VR Theme Park Rides for Kids in Wheelchairs

| tags: motor impaired, ideas, enabling technology

Karen says many kids in wheelchairs never get to experience typical theme park rides. What can we do about that?

We could build or buy a platform that can tilt (say) 20 degrees in two directions under computer control. I don't think it has to be very high performance at all. We roll the kid's chair onto the platform and strap it down.

John suggests a platform with a center pivot, springs on 2 sides and stepper motors with cables on the other 2 sides. Missy says we should ask Disney who have all this figured out.

A group of our students go out to a theme park (or the state fair) and record wide-angle HD video, acceleration and good audio. Then we synchronize playback on a big screen (or screens). Perhaps a sub woofer adds some low frequency shake (or maybe the platform could do this). I don't think we need any "wash out" algorithm for the motion platform. Simply, display the best approximation to the direction of the gravity vector that the tilt platform can manage. We might want to rotate the image to undo some of the tilt.
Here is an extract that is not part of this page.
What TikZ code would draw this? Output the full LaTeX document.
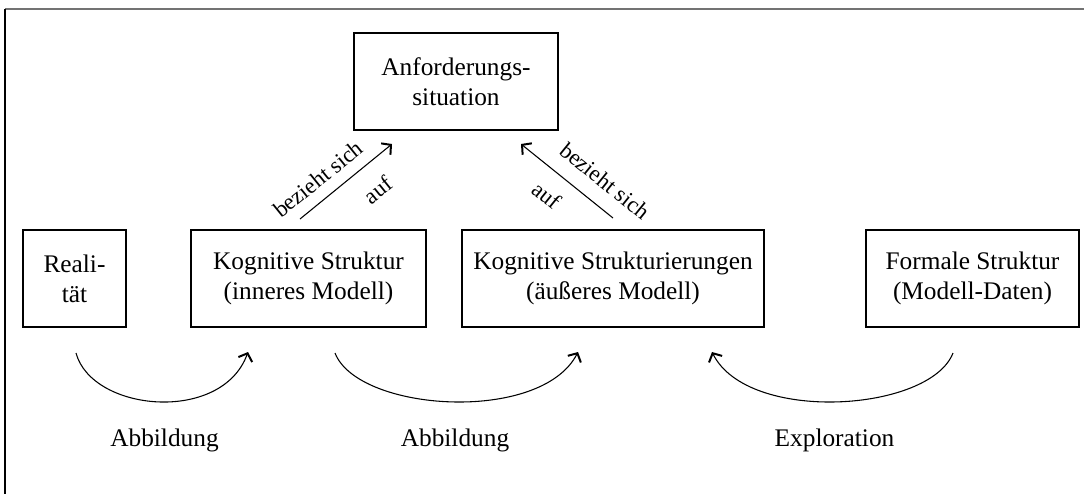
\documentclass[tikz,border=0pt]{standalone}
\usepackage{fontspec}
\setmainfont{Liberation Serif}
\usetikzlibrary{arrows.meta}
\newcommand{\boxfont}{\fontsize{19}{22.5}\selectfont}
\newcommand{\lblfont}{\fontsize{17}{20}\selectfont}
\begin{document}
\begin{tikzpicture}[x=0.75pt,y=-0.75pt,
  box/.style={draw, line width=0.9pt, inner sep=0pt, minimum height=72.75pt,
              align=center, font=\boxfont},
  conn/.style={line width=0.8pt, -{Straight Barb[length=5pt,width=11pt,line width=1.5pt]}},
  lbl/.style={inner sep=0pt, font=\lblfont},
  caption/.style={inner sep=0pt, anchor=base, font=\boxfont}]
\useasboundingbox (0,0) rectangle (1084,494);

% frame edges
\draw[line width=1.5pt, black!55] (5,9) -- (1084,9);
\draw[line width=1.2pt] (5,9) -- (5,494);

% boxes
\node[box, minimum width=153pt]    (anf)  at (456,81.5)   {Anforderungs-\\situation};
\node[box, minimum width=77.25pt]  (real) at (74.5,278.5) {Reali-\\tät};
\node[box, minimum width=176.25pt] (kog)  at (308.5,278.5){Kognitive Struktur\\(inneres Modell)};
\node[box, minimum width=226.5pt]  (kogs) at (613,278.5)  {Kognitive Strukturierungen\\(äußeres Modell)};
\node[box, minimum width=159.75pt] (form) at (972.5,278.5){Formale Struktur\\(Modell-Daten)};

% "bezieht sich auf" arrows
\coordinate (l1) at (300,219);
\coordinate (l2) at (392,144);
\coordinate (r1) at (613,218);
\coordinate (r2) at (521,144);
\draw[conn] (l1) -- (l2);
\draw[conn] (r1) -- (r2);
\node[lbl, rotate=39]  (lb1) at (318,179) {bezieht sich};
\node[lbl, rotate=39]  (la1) at (378,190) {auf};
\node[lbl, rotate=-39] (lb2) at (605,181) {bezieht sich};
\node[lbl, rotate=-39] (la2) at (547,195) {auf};

% curved arrows below the boxes
\coordinate (a1s) at (76,353);
\coordinate (a1e) at (248,352);
\coordinate (a2s) at (335,353);
\coordinate (a2e) at (578,352);
\coordinate (a3s) at (953,353);
\coordinate (a3e) at (712,352);
\draw[conn] (a1s) .. controls (92,412) and (222,424) .. (a1e);
\draw[conn] (a2s) .. controls (358,412) and (541,424) .. (a2e);
\draw[conn] (a3s) .. controls (930,412) and (748,424) .. (a3e);

\node[caption] (c1) at (164.5,446) {Abbildung};
\node[caption] (c2) at (455,446)   {Abbildung};
\node[caption] (c3) at (834.5,446) {Exploration};
\end{tikzpicture}
\end{document}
That would be an interesting study on its own.

The log flume ride would be perfect for this. We could spray the rider with some water at the end!

Then we can invite kids in for a virtual carnival or theme park field trip. That would be a ton of fun and an exciting project. Later groups of students could do fully computer generated graphics and sound as more advanced projects.

John suggests we could record historic train rides and such for more educational content.

We link to Tar Heel Reader by having kids read about the experience beforehand and write about it afterward!

I'm going to try to resist immediately jumping on this until I find some $ to pay for it.